Data records »
________________________

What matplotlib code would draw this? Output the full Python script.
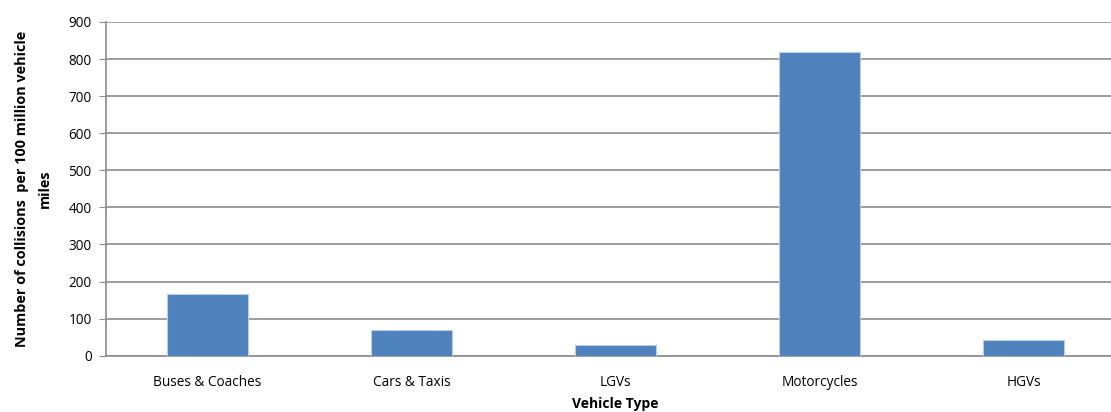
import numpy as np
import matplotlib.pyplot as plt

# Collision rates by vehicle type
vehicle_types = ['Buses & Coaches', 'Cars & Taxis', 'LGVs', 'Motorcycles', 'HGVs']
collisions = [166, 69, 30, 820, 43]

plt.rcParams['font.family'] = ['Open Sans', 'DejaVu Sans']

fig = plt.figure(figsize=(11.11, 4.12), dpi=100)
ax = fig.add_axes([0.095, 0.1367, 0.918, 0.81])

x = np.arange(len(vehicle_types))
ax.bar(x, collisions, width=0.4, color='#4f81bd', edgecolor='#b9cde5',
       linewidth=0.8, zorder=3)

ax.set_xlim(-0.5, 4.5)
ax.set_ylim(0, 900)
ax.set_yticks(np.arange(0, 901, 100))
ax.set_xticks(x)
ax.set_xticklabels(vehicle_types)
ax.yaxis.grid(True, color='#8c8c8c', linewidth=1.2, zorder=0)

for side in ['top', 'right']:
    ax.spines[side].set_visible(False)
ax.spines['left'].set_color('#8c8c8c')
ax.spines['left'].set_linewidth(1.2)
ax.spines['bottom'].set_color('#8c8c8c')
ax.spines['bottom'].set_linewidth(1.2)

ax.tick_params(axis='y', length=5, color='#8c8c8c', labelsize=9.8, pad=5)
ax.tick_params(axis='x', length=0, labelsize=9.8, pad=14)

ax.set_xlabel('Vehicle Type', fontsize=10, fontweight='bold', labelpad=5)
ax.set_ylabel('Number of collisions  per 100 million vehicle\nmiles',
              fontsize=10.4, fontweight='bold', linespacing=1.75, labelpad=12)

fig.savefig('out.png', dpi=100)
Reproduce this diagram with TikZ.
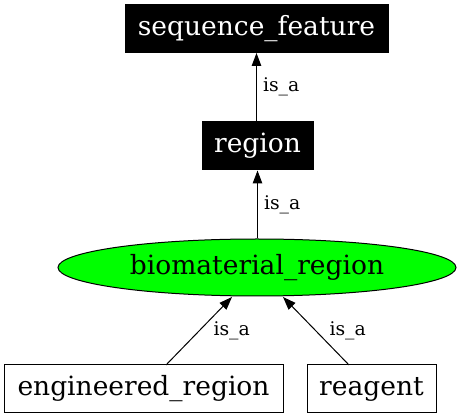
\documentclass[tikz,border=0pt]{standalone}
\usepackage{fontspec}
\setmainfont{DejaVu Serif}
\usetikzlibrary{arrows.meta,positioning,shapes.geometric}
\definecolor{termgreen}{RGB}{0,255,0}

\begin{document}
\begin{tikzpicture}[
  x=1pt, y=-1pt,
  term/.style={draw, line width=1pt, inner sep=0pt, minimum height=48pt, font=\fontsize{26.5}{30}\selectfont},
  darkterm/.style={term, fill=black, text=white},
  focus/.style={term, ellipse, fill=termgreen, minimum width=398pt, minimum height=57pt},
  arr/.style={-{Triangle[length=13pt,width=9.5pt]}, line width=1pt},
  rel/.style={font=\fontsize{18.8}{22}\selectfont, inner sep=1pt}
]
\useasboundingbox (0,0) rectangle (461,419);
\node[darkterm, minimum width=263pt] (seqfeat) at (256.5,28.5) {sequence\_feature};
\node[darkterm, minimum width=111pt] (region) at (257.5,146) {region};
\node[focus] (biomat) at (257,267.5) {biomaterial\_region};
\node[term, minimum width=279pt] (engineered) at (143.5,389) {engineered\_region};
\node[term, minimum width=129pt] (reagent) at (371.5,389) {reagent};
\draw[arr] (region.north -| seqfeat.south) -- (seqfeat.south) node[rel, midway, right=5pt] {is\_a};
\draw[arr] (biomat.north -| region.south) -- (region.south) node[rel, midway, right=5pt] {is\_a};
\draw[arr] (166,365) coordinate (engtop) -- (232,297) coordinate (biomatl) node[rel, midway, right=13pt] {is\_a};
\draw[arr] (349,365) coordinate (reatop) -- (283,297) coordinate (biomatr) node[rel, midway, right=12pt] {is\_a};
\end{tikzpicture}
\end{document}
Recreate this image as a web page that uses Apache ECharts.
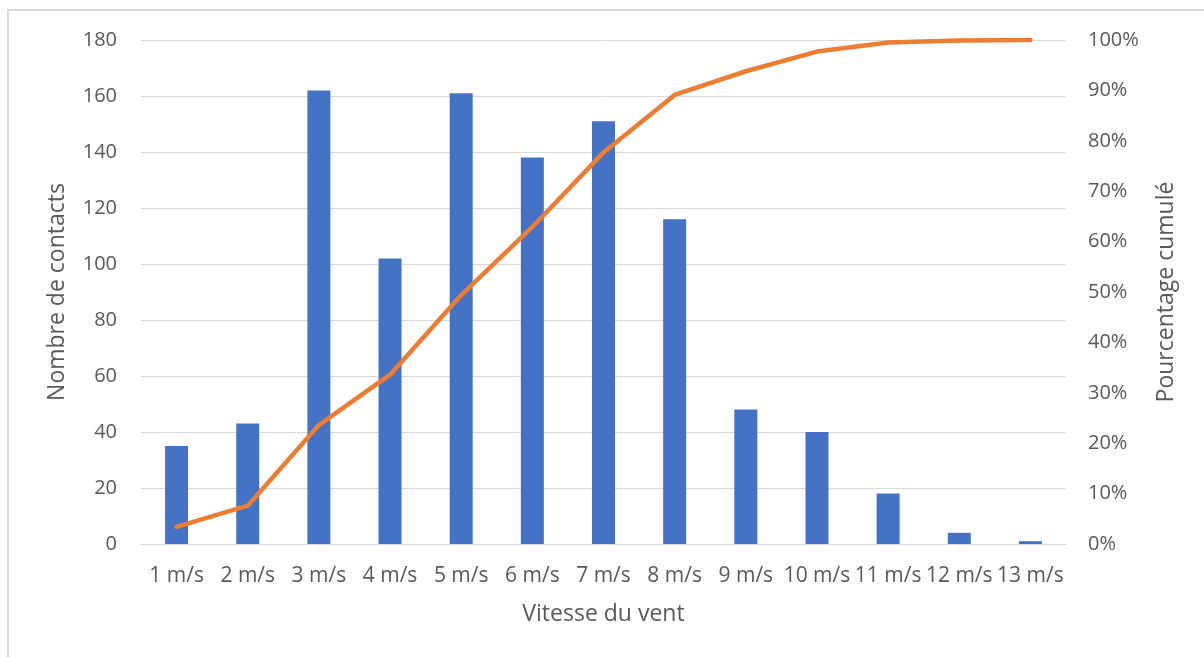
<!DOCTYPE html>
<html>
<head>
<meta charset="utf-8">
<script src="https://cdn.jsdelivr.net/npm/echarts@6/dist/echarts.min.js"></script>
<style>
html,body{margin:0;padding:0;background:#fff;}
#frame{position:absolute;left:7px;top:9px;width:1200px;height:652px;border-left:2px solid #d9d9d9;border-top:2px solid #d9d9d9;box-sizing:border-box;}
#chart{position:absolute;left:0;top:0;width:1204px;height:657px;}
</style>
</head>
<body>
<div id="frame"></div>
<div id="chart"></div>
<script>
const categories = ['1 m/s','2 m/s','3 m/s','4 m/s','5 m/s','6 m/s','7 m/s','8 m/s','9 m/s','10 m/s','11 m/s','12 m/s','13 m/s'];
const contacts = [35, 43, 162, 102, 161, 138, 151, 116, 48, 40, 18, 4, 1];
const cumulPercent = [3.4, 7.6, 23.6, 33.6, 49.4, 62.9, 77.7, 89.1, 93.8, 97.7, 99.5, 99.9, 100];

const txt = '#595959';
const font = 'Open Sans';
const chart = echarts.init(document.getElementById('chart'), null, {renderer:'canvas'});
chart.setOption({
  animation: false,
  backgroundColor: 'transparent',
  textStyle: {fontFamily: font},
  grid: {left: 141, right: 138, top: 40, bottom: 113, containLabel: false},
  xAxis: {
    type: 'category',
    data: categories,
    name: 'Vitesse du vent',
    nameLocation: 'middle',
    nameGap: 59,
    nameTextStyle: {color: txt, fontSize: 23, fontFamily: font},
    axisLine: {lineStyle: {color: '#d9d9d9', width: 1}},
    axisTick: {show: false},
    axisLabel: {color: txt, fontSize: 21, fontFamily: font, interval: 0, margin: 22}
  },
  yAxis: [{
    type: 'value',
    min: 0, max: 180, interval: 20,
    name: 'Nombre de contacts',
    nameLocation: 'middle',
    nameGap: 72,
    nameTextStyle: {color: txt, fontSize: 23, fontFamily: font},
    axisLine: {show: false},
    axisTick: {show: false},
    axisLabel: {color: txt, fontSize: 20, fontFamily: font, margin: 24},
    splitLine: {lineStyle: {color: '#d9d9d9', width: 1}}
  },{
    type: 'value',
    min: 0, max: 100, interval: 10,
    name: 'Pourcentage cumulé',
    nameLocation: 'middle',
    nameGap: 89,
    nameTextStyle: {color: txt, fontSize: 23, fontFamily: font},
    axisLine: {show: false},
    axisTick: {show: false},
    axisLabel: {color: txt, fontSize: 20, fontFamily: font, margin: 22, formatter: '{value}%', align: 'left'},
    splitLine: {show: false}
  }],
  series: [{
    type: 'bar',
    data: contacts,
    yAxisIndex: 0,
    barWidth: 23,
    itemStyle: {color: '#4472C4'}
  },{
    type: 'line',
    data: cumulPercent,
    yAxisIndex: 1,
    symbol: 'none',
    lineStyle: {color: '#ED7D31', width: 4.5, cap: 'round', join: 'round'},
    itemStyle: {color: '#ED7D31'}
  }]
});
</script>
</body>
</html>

________________________

Given exercise » The records above are to be quoted exactly, with all pictures left out.

Answer to this task »
What matplotlib code would draw this? Output the full Python script.
import numpy as np
import matplotlib.pyplot as plt

# Collision rates by vehicle type
vehicle_types = ['Buses & Coaches', 'Cars & Taxis', 'LGVs', 'Motorcycles', 'HGVs']
collisions = [166, 69, 30, 820, 43]

plt.rcParams['font.family'] = ['Open Sans', 'DejaVu Sans']

fig = plt.figure(figsize=(11.11, 4.12), dpi=100)
ax = fig.add_axes([0.095, 0.1367, 0.918, 0.81])

x = np.arange(len(vehicle_types))
ax.bar(x, collisions, width=0.4, color='#4f81bd', edgecolor='#b9cde5',
       linewidth=0.8, zorder=3)

ax.set_xlim(-0.5, 4.5)
ax.set_ylim(0, 900)
ax.set_yticks(np.arange(0, 901, 100))
ax.set_xticks(x)
ax.set_xticklabels(vehicle_types)
ax.yaxis.grid(True, color='#8c8c8c', linewidth=1.2, zorder=0)

for side in ['top', 'right']:
    ax.spines[side].set_visible(False)
ax.spines['left'].set_color('#8c8c8c')
ax.spines['left'].set_linewidth(1.2)
ax.spines['bottom'].set_color('#8c8c8c')
ax.spines['bottom'].set_linewidth(1.2)

ax.tick_params(axis='y', length=5, color='#8c8c8c', labelsize=9.8, pad=5)
ax.tick_params(axis='x', length=0, labelsize=9.8, pad=14)

ax.set_xlabel('Vehicle Type', fontsize=10, fontweight='bold', labelpad=5)
ax.set_ylabel('Number of collisions  per 100 million vehicle\nmiles',
              fontsize=10.4, fontweight='bold', linespacing=1.75, labelpad=12)

fig.savefig('out.png', dpi=100)
Reproduce this diagram with TikZ.
\documentclass[tikz,border=0pt]{standalone}
\usepackage{fontspec}
\setmainfont{DejaVu Serif}
\usetikzlibrary{arrows.meta,positioning,shapes.geometric}
\definecolor{termgreen}{RGB}{0,255,0}

\begin{document}
\begin{tikzpicture}[
  x=1pt, y=-1pt,
  term/.style={draw, line width=1pt, inner sep=0pt, minimum height=48pt, font=\fontsize{26.5}{30}\selectfont},
  darkterm/.style={term, fill=black, text=white},
  focus/.style={term, ellipse, fill=termgreen, minimum width=398pt, minimum height=57pt},
  arr/.style={-{Triangle[length=13pt,width=9.5pt]}, line width=1pt},
  rel/.style={font=\fontsize{18.8}{22}\selectfont, inner sep=1pt}
]
\useasboundingbox (0,0) rectangle (461,419);
\node[darkterm, minimum width=263pt] (seqfeat) at (256.5,28.5) {sequence\_feature};
\node[darkterm, minimum width=111pt] (region) at (257.5,146) {region};
\node[focus] (biomat) at (257,267.5) {biomaterial\_region};
\node[term, minimum width=279pt] (engineered) at (143.5,389) {engineered\_region};
\node[term, minimum width=129pt] (reagent) at (371.5,389) {reagent};
\draw[arr] (region.north -| seqfeat.south) -- (seqfeat.south) node[rel, midway, right=5pt] {is\_a};
\draw[arr] (biomat.north -| region.south) -- (region.south) node[rel, midway, right=5pt] {is\_a};
\draw[arr] (166,365) coordinate (engtop) -- (232,297) coordinate (biomatl) node[rel, midway, right=13pt] {is\_a};
\draw[arr] (349,365) coordinate (reatop) -- (283,297) coordinate (biomatr) node[rel, midway, right=12pt] {is\_a};
\end{tikzpicture}
\end{document}
Recreate this image as a web page that uses Apache ECharts.
<!DOCTYPE html>
<html>
<head>
<meta charset="utf-8">
<script src="https://cdn.jsdelivr.net/npm/echarts@6/dist/echarts.min.js"></script>
<style>
html,body{margin:0;padding:0;background:#fff;}
#frame{position:absolute;left:7px;top:9px;width:1200px;height:652px;border-left:2px solid #d9d9d9;border-top:2px solid #d9d9d9;box-sizing:border-box;}
#chart{position:absolute;left:0;top:0;width:1204px;height:657px;}
</style>
</head>
<body>
<div id="frame"></div>
<div id="chart"></div>
<script>
const categories = ['1 m/s','2 m/s','3 m/s','4 m/s','5 m/s','6 m/s','7 m/s','8 m/s','9 m/s','10 m/s','11 m/s','12 m/s','13 m/s'];
const contacts = [35, 43, 162, 102, 161, 138, 151, 116, 48, 40, 18, 4, 1];
const cumulPercent = [3.4, 7.6, 23.6, 33.6, 49.4, 62.9, 77.7, 89.1, 93.8, 97.7, 99.5, 99.9, 100];

const txt = '#595959';
const font = 'Open Sans';
const chart = echarts.init(document.getElementById('chart'), null, {renderer:'canvas'});
chart.setOption({
  animation: false,
  backgroundColor: 'transparent',
  textStyle: {fontFamily: font},
  grid: {left: 141, right: 138, top: 40, bottom: 113, containLabel: false},
  xAxis: {
    type: 'category',
    data: categories,
    name: 'Vitesse du vent',
    nameLocation: 'middle',
    nameGap: 59,
    nameTextStyle: {color: txt, fontSize: 23, fontFamily: font},
    axisLine: {lineStyle: {color: '#d9d9d9', width: 1}},
    axisTick: {show: false},
    axisLabel: {color: txt, fontSize: 21, fontFamily: font, interval: 0, margin: 22}
  },
  yAxis: [{
    type: 'value',
    min: 0, max: 180, interval: 20,
    name: 'Nombre de contacts',
    nameLocation: 'middle',
    nameGap: 72,
    nameTextStyle: {color: txt, fontSize: 23, fontFamily: font},
    axisLine: {show: false},
    axisTick: {show: false},
    axisLabel: {color: txt, fontSize: 20, fontFamily: font, margin: 24},
    splitLine: {lineStyle: {color: '#d9d9d9', width: 1}}
  },{
    type: 'value',
    min: 0, max: 100, interval: 10,
    name: 'Pourcentage cumulé',
    nameLocation: 'middle',
    nameGap: 89,
    nameTextStyle: {color: txt, fontSize: 23, fontFamily: font},
    axisLine: {show: false},
    axisTick: {show: false},
    axisLabel: {color: txt, fontSize: 20, fontFamily: font, margin: 22, formatter: '{value}%', align: 'left'},
    splitLine: {show: false}
  }],
  series: [{
    type: 'bar',
    data: contacts,
    yAxisIndex: 0,
    barWidth: 23,
    itemStyle: {color: '#4472C4'}
  },{
    type: 'line',
    data: cumulPercent,
    yAxisIndex: 1,
    symbol: 'none',
    lineStyle: {color: '#ED7D31', width: 4.5, cap: 'round', join: 'round'},
    itemStyle: {color: '#ED7D31'}
  }]
});
</script>
</body>
</html>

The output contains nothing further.